Becoming-Other: (Dis)Embodiments of Race in Anne Rice’s Tale of the Body Thief

1 University of Guelph.

Abstract

The vampire/human split in Anne Rice's Vampire Chronicles is structured like a racial split. Becoming a vampire constitutes an essence, a shared material difference that is not something humans can come close to understanding. In the process of erasing actual racial differences through the "Dark Gift," Rice relies on embodiments of ethnicity and racial specificity in her management of gay male desire (a major factor in her popularity). The complexity of the relationships that shift and multiply between desire, race, sexuality and otherness is captured most strikingly in the fourth novel of the series, Tale of the Body Thief. After establishing the gender and sexuality work accomplished by Lestat’s body-switching, the paper examines David Talbot's switch into a young male body himself. Talbot’s own becoming-other, and becoming-vampire thereafter, are instances of both general and specific racialized embodiment.
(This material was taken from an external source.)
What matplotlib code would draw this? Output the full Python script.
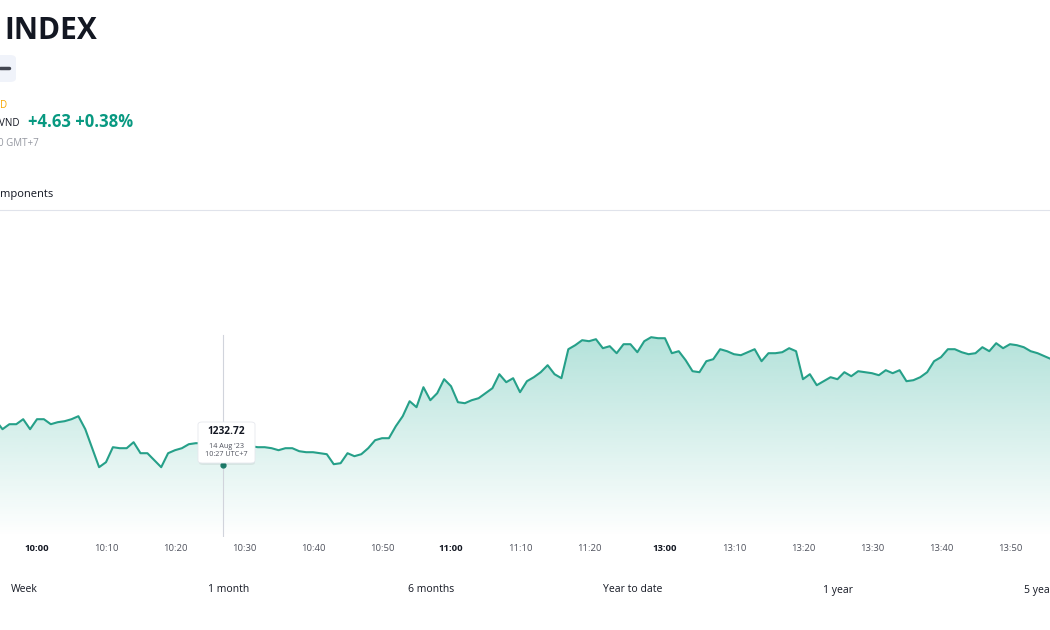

Lestat's experience of the human flesh is different from Talbot's, and in fact does more to constitute identity as gender and sexuality than as race. Talbot's assimilation into Lestat's identity formation (erasing ethnicity by way of becoming an other) still produces a specificity, one that exoticizes a youthful otherness overcoded by Portugal, Africa, India and Brazil. However, the othered body can only be animated by an aging white British gentleman’s mind and manners.